TASK GOAL >> Gather each line of the entries below that includes "draws".
═══ INPUT RECORDS
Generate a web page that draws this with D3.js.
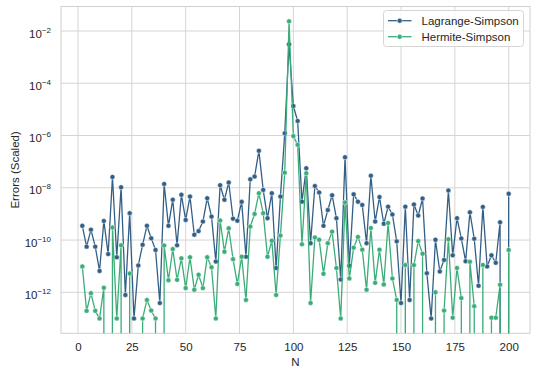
<!DOCTYPE html>
<html>
<head>
<meta charset="utf-8">
<script src="https://cdn.jsdelivr.net/npm/d3@7"></script>
<style>
  html, body { margin: 0; padding: 0; background: #ffffff; }
  svg { display: block; }
  text { font-family: "Liberation Sans", Arial, sans-serif; fill: #262626; }
</style>
</head>
<body>
<svg id="chart" width="536" height="375"></svg>
<script>
// ---------------- data ----------------
const N = [2,4,6,8,10,12,14,16,18,20,22,24,26,28,30,32,34,36,38,40,
           42,44,46,48,50,52,54,56,58,60,62,64,66,68,70,72,74,76,78,80,
           82,84,86,88,90,92,94,96,98,100,102,104,106,108,110,112,114,116,118,120,
           122,124,126,128,130,132,134,136,138,140,142,144,146,148,150,152,154,156,158,160,
           162,164,166,168,170,172,174,176,178,180,182,184,186,188,190,192,194,196,198,200];

const lagrangeSimpson = [
  3.5e-10, 5.6e-11, 2.5e-10, 5.6e-11, 6.6e-12, 5.4e-10, 2.9e-11, 2.6e-8, 2.2e-11, 1.05e-8,
  7.9e-13, 1.07e-9, 1.0e-13, 1.07e-11, 6.6e-11, 3.5e-10, 1.17e-10, 4.2e-11, 3.9e-13, 1.4e-8,
  3.5e-10, 3.5e-9, 6.3e-11, 5.4e-9, 5.9e-10, 4.6e-9, 1.6e-10, 2.2e-10, 5.1e-10, 4.0e-9,
  7.9e-10, 1.5e-11, 1.26e-8, 3.5e-9, 1.6e-8, 6.6e-10, 5.5e-10, 2.9e-9, 2.3e-11, 2.1e-8,
  2.7e-8, 2.6e-7, 8.3e-9, 6.9e-10, 6.2e-9, 8.5e-12, 4.6e-9, 1.23e-6, 3.1e-3, 1.35e-5,
  3.6e-6, 2.95e-9, 5.6e-8, 7.6e-11, 1.17e-8, 6.6e-9, 3.5e-10, 1.4e-9, 5.2e-9, 6.9e-10,
  3.1e-12, 1.48e-7, 1.05e-11, 5.6e-9, 2.95e-9, 2.2e-9, 7.6e-11, 2.9e-8, 5.1e-10, 4.4e-9,
  4.2e-10, 1.9e-9, 9.5e-10, 8.9e-11, 3.9e-13, 1.9e-9, 5.1e-13, 2.3e-9, 8.7e-10, 3.9e-9,
  5.4e-12, 1.0e-13, 1.02e-10, 6.3e-12, 1.74e-11, 7.9e-9, 2.6e-11, 6.9e-10, 1.15e-10, 1.55e-11,
  1.15e-9, 1.12e-10, 1.78e-12, 1.86e-9, 9.8e-12, 2.6e-11, 1.35e-11, 4.8e-10, 0, 5.9e-9
];

const hermiteSimpson = [
  9.8e-12, 1.95e-13, 9.3e-13, 1.95e-13, 1.0e-13, 1.5e-12, 0, 3.0e-10, 1.0e-13, 6.3e-11,
  0, 5.2e-12, 0, 0, 1.0e-13, 5.1e-13, 2.0e-13, 1.0e-13, 0, 6.2e-11,
  2.9e-12, 4.5e-11, 3.0e-12, 2.0e-11, 1.45e-12, 2.2e-11, 1.26e-12, 4.7e-12, 1.45e-12, 2.2e-11,
  9.1e-12, 1.0e-13, 5.6e-10, 3.6e-11, 2.8e-10, 1.86e-11, 2.1e-12, 2.3e-11, 5.1e-13, 3.3e-10,
  1.0e-9, 6.2e-9, 1.07e-9, 2.3e-11, 9.5e-11, 7.9e-13, 1.48e-10, 3.8e-8, 2.34e-2, 9.5e-7,
  4.4e-7, 6.9e-11, 3.6e-8, 3.9e-13, 1.26e-10, 1.02e-10, 5.1e-12, 7.6e-11, 2.1e-10, 8.5e-12,
  1.0e-13, 2.75e-9, 3.4e-12, 5.1e-11, 1.32e-10, 4.3e-11, 1.26e-12, 2.9e-10, 2.3e-12, 4.3e-11,
  2.0e-12, 4.5e-10, 3.4e-12, 5.1e-13, 0, 1.1e-11, 0, 1.1e-11, 9.1e-11, 3.0e-11,
  0, 0, 1.0e-12, 0, 2.0e-13, 1.07e-10, 1.07e-13, 8.5e-12, 6.0e-13, 0,
  1.48e-11, 2.95e-13, 0, 1.12e-11, 0, 1.07e-13, 1.07e-13, 1.95e-12, 0, 4.2e-11
];

const seriesNames = ["Lagrange-Simpson", "Hermite-Simpson"];
const seriesColors = ["#335f86", "#3aad78"];
const xTicks = [0, 25, 50, 75, 100, 125, 150, 175, 200];
const yTickExponents = [-2, -4, -6, -8, -10, -12];
const xLabel = "N";
const yLabel = "Errors (Scaled)";

// ---------------- layout ----------------
const svg = d3.select("#chart");
const plot = { left: 61, right: 530, top: 6.5, bottom: 333.3 };

const series = [lagrangeSimpson, hermiteSimpson].map((vals, i) => ({
  name: seriesNames[i],
  color: seriesColors[i],
  points: N.map((n, j) => ({ n, v: vals[j] }))
}));

// matplotlib-style autoscale: 5% margins (log space on y)
const xr = d3.extent(N);
const xm = (xr[1] - xr[0]) * 0.05;
const positives = [...lagrangeSimpson, ...hermiteSimpson].filter(v => v > 0);
const lmin = Math.log10(d3.min(positives)), lmax = Math.log10(d3.max(positives));
const lm = (lmax - lmin) * 0.05;

const x = d3.scaleLinear().domain([xr[0] - xm, xr[1] + xm]).range([plot.left, plot.right]);
const y = d3.scaleLog().domain([Math.pow(10, lmin - lm), Math.pow(10, lmax + lm)]).range([plot.bottom, plot.top]);

// plot background & clip
svg.append("defs").append("clipPath").attr("id", "clip")
  .append("rect").attr("x", plot.left).attr("y", plot.top)
  .attr("width", plot.right - plot.left).attr("height", plot.bottom - plot.top);

svg.append("rect").attr("x", plot.left).attr("y", plot.top)
  .attr("width", plot.right - plot.left).attr("height", plot.bottom - plot.top)
  .attr("fill", "#ffffff");

// grid
const grid = svg.append("g");
grid.selectAll("line.gx").data(xTicks).join("line")
  .attr("x1", d => x(d)).attr("x2", d => x(d))
  .attr("y1", plot.top).attr("y2", plot.bottom)
  .attr("stroke", "#d5d5d5").attr("stroke-width", 1);
grid.selectAll("line.gy").data(yTickExponents).join("line")
  .attr("x1", plot.left).attr("x2", plot.right)
  .attr("y1", d => y(Math.pow(10, d))).attr("y2", d => y(Math.pow(10, d)))
  .attr("stroke", "#d5d5d5").attr("stroke-width", 1);

// frame
svg.append("rect").attr("x", plot.left).attr("y", plot.top)
  .attr("width", plot.right - plot.left).attr("height", plot.bottom - plot.top)
  .attr("fill", "none").attr("stroke", "#d0d0d0").attr("stroke-width", 1);

// x axis
const xAxis = d3.axisBottom(x).tickValues(xTicks).tickSize(0).tickPadding(10).tickFormat(d3.format("d"));
const gx = svg.append("g").attr("transform", `translate(0,${plot.bottom})`).call(xAxis);
gx.select(".domain").remove();
gx.selectAll("text").attr("font-size", 11.5).attr("fill", "#262626")
  .style("font-family", '"Liberation Sans", Arial, sans-serif');

// y axis labels (10^k)
const gy = svg.append("g");
yTickExponents.forEach(e => {
  const yy = y(Math.pow(10, e));
  const t = gy.append("text").attr("x", 51).attr("y", yy + 6.5)
    .attr("text-anchor", "end").attr("font-size", 11.5);
  t.append("tspan").text("10");
  t.append("tspan").attr("dy", -5).attr("font-size", 8).text("\u2212" + Math.abs(e));
});

// axis titles
svg.append("text").attr("x", (plot.left + plot.right) / 2).attr("y", 366)
  .attr("text-anchor", "middle").attr("font-size", 11.5).text(xLabel);
svg.append("text").attr("transform", `translate(19,${(plot.top + plot.bottom) / 2}) rotate(-90)`)
  .attr("text-anchor", "middle").attr("font-size", 11.5).text(yLabel);

// lines & markers
const CLIPV = 1e-300; // nonpositive values clipped like matplotlib's log scale
const line = d3.line().x(d => x(d.n)).y(d => y(d.v > 0 ? d.v : CLIPV));
const marks = svg.append("g").attr("clip-path", "url(#clip)");
series.forEach(s => {
  marks.append("path").datum(s.points).attr("d", line)
    .attr("fill", "none").attr("stroke", s.color).attr("stroke-width", 1.3)
    .attr("stroke-linejoin", "round");
  marks.append("g").selectAll("circle").data(s.points.filter(p => p.v > 0)).join("circle")
    .attr("cx", d => x(d.n)).attr("cy", d => y(d.v)).attr("r", 2.5)
    .attr("fill", s.color).attr("stroke", "#ffffff").attr("stroke-width", 0.5);
});

// legend
const lg = svg.append("g");
lg.append("rect").attr("x", 383.5).attr("y", 10.5).attr("width", 140).attr("height", 36)
  .attr("rx", 3).attr("fill", "#ffffff").attr("fill-opacity", 0.8)
  .attr("stroke", "#d5d5d5").attr("stroke-width", 1);
series.forEach((s, i) => {
  const ry = 20.7 + i * 16;
  lg.append("line").attr("x1", 388).attr("x2", 411.5).attr("y1", ry).attr("y2", ry)
    .attr("stroke", s.color).attr("stroke-width", 1.3);
  lg.append("circle").attr("cx", 399.7).attr("cy", ry).attr("r", 2.5)
    .attr("fill", s.color).attr("stroke", "#ffffff").attr("stroke-width", 0.5);
  lg.append("text").attr("x", 421.5).attr("y", ry + 4.1).attr("font-size", 11.5).text(s.name);
});
</script>
</body>
</html>
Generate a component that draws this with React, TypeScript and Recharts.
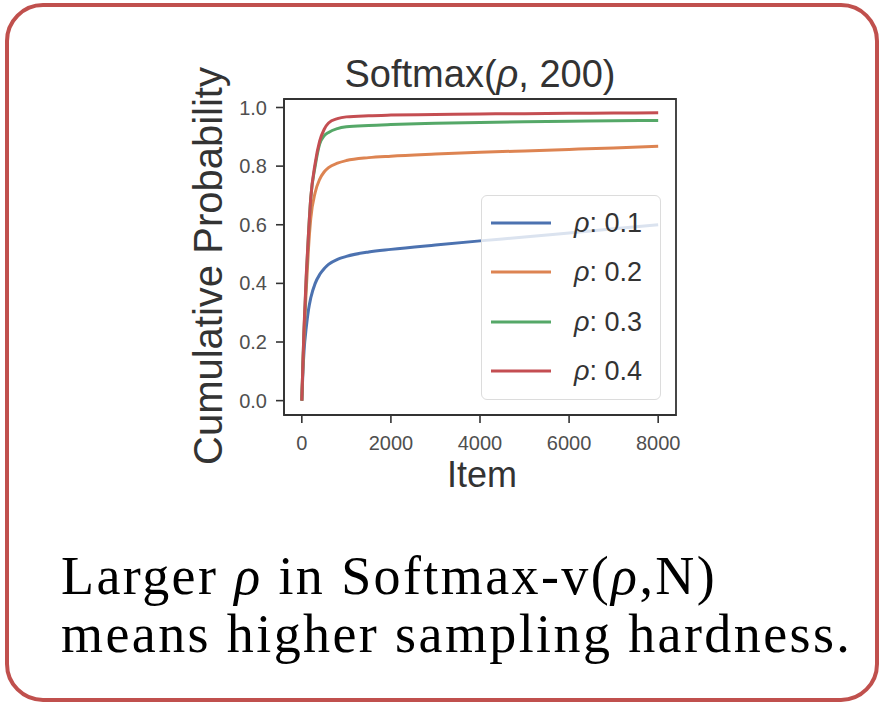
══════
FINAL RESULT >>
Generate a web page that draws this with D3.js.
Generate a component that draws this with React, TypeScript and Recharts.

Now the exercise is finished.